[Code that draws figures]
/---

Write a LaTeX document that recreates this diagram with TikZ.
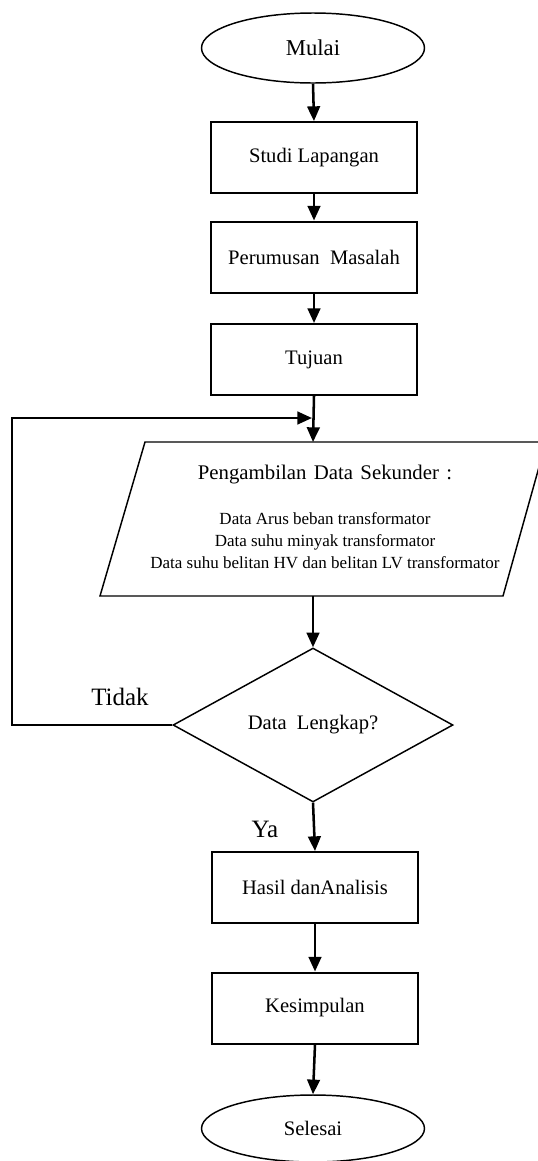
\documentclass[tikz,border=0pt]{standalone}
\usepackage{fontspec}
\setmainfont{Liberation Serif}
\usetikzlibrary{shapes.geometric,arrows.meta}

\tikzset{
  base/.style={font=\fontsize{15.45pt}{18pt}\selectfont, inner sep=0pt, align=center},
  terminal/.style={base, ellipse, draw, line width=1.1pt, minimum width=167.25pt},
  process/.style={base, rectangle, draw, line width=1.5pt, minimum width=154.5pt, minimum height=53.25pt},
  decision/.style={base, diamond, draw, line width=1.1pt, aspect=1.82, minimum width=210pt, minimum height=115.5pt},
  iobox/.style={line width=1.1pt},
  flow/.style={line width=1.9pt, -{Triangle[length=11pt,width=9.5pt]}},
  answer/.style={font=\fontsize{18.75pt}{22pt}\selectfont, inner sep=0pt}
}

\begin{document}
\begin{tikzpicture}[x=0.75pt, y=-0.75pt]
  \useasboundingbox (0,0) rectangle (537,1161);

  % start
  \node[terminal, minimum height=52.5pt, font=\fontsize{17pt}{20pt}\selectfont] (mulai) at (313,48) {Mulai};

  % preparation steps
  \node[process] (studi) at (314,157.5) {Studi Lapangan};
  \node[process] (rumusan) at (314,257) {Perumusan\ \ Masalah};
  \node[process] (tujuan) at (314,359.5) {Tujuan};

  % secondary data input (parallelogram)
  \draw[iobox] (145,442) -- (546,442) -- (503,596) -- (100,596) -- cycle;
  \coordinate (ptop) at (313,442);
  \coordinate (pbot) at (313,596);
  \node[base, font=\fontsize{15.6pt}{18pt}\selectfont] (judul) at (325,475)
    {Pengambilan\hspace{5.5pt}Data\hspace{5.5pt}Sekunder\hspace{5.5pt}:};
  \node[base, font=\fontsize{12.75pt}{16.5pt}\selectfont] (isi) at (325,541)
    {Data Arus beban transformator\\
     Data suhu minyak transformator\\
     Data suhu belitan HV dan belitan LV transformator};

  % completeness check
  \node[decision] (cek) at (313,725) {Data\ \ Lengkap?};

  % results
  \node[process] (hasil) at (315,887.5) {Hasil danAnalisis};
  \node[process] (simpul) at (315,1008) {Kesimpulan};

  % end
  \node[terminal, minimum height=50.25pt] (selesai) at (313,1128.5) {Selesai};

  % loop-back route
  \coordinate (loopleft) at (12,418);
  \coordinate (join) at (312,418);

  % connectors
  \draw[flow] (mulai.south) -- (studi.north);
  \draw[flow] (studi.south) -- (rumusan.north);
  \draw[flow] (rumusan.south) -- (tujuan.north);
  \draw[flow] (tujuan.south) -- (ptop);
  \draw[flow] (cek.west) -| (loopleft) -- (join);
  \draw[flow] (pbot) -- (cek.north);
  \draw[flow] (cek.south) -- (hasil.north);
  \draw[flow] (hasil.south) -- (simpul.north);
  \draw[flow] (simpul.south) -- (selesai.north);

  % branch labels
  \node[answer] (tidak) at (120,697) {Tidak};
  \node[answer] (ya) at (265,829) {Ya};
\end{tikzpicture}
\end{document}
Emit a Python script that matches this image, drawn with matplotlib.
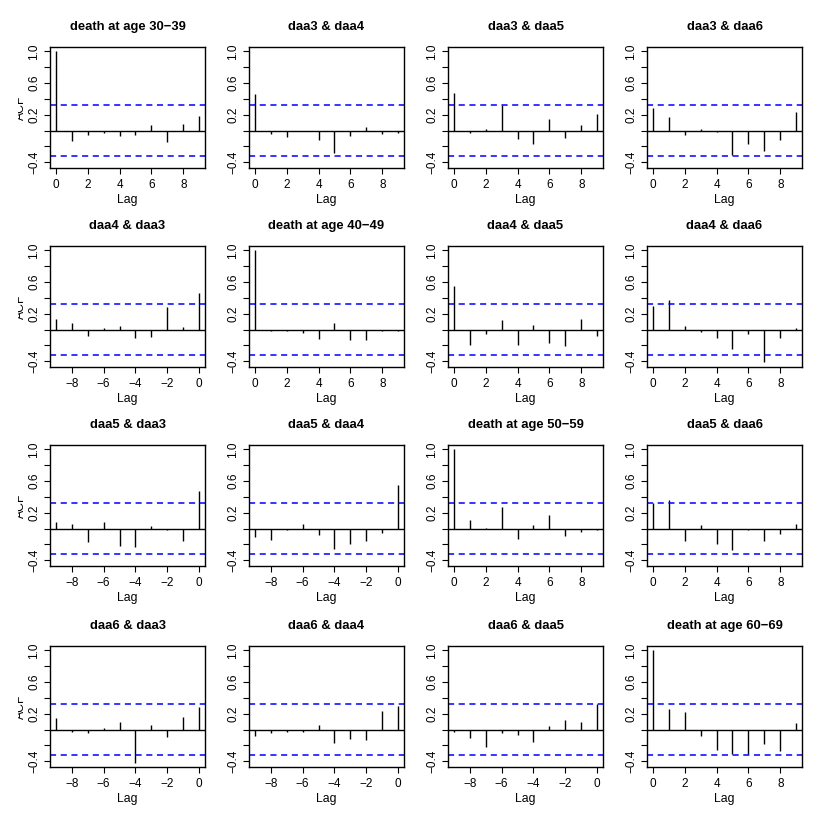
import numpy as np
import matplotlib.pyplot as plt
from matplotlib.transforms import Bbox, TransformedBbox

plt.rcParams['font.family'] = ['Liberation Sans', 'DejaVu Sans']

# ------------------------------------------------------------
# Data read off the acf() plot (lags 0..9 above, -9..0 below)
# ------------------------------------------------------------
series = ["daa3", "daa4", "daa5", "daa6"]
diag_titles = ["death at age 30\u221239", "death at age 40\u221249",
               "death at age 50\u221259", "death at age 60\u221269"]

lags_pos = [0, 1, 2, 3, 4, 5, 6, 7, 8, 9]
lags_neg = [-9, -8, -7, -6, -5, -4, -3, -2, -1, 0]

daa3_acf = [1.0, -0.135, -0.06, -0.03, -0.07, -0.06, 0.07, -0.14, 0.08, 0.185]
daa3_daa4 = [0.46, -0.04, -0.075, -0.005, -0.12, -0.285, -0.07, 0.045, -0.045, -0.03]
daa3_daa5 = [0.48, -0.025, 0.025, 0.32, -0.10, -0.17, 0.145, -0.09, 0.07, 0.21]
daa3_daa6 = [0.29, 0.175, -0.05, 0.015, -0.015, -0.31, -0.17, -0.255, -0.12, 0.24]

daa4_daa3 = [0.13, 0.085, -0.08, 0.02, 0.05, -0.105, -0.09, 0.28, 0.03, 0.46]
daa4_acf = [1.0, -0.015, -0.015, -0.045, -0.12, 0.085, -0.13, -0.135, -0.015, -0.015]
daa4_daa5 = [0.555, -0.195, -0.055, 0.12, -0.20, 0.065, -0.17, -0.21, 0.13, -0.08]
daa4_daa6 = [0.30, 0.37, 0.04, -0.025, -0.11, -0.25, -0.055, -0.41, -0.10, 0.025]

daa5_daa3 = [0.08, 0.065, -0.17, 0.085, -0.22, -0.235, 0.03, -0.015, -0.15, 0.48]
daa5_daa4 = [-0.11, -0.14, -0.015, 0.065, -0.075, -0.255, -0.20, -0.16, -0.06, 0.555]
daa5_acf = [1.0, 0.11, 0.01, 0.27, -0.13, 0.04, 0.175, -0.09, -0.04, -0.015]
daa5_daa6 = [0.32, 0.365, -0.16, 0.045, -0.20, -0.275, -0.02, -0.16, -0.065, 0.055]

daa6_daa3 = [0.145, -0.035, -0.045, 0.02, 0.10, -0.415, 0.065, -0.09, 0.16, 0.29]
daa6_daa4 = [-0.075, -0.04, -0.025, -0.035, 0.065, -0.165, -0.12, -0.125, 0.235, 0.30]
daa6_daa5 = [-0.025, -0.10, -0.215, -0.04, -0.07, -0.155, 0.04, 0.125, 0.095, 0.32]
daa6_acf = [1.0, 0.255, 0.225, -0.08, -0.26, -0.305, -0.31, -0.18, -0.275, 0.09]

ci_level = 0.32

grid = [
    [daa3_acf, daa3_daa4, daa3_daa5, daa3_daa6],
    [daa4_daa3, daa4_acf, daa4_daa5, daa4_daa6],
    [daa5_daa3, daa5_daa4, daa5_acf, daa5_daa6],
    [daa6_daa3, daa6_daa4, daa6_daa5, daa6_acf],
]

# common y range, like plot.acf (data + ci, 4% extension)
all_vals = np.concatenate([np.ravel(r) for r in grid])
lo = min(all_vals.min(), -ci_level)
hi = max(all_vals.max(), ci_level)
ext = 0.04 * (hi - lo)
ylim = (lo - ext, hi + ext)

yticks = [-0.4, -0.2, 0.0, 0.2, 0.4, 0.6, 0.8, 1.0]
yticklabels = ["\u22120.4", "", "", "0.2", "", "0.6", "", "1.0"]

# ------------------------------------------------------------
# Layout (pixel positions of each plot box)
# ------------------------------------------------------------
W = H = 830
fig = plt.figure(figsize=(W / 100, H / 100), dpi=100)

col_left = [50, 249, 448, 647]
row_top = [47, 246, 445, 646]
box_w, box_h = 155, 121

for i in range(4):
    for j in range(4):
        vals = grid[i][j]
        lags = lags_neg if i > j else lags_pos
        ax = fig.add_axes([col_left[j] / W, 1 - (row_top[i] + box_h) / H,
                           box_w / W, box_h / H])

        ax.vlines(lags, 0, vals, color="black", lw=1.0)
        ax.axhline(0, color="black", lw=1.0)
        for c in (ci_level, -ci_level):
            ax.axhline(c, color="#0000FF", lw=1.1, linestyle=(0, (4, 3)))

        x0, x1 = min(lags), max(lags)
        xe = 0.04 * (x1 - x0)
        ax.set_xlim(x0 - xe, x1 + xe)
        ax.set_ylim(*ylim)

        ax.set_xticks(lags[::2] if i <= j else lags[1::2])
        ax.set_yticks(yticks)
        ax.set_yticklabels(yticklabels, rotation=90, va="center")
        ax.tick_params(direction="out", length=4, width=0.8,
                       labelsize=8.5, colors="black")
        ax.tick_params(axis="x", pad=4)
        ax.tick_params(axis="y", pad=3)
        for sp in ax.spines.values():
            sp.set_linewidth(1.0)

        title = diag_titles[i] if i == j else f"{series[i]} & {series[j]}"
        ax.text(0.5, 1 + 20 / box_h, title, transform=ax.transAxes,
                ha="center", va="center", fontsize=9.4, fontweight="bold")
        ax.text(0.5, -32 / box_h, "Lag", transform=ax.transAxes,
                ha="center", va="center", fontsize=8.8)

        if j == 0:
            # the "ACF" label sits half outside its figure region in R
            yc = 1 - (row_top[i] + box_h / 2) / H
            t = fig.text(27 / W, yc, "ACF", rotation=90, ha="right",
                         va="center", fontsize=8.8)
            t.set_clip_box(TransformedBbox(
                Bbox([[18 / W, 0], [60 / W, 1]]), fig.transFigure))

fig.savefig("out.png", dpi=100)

\---

Reproduce exactly, and only, the lines from the one containing "Emit a Python" through the one containing "-0.255, -0.12, 0.24]", including both; leave out any pictures.

Emit a Python script that matches this image, drawn with matplotlib.
import numpy as np
import matplotlib.pyplot as plt
from matplotlib.transforms import Bbox, TransformedBbox

plt.rcParams['font.family'] = ['Liberation Sans', 'DejaVu Sans']

# ------------------------------------------------------------
# Data read off the acf() plot (lags 0..9 above, -9..0 below)
# ------------------------------------------------------------
series = ["daa3", "daa4", "daa5", "daa6"]
diag_titles = ["death at age 30\u221239", "death at age 40\u221249",
               "death at age 50\u221259", "death at age 60\u221269"]

lags_pos = [0, 1, 2, 3, 4, 5, 6, 7, 8, 9]
lags_neg = [-9, -8, -7, -6, -5, -4, -3, -2, -1, 0]

daa3_acf = [1.0, -0.135, -0.06, -0.03, -0.07, -0.06, 0.07, -0.14, 0.08, 0.185]
daa3_daa4 = [0.46, -0.04, -0.075, -0.005, -0.12, -0.285, -0.07, 0.045, -0.045, -0.03]
daa3_daa5 = [0.48, -0.025, 0.025, 0.32, -0.10, -0.17, 0.145, -0.09, 0.07, 0.21]
daa3_daa6 = [0.29, 0.175, -0.05, 0.015, -0.015, -0.31, -0.17, -0.255, -0.12, 0.24]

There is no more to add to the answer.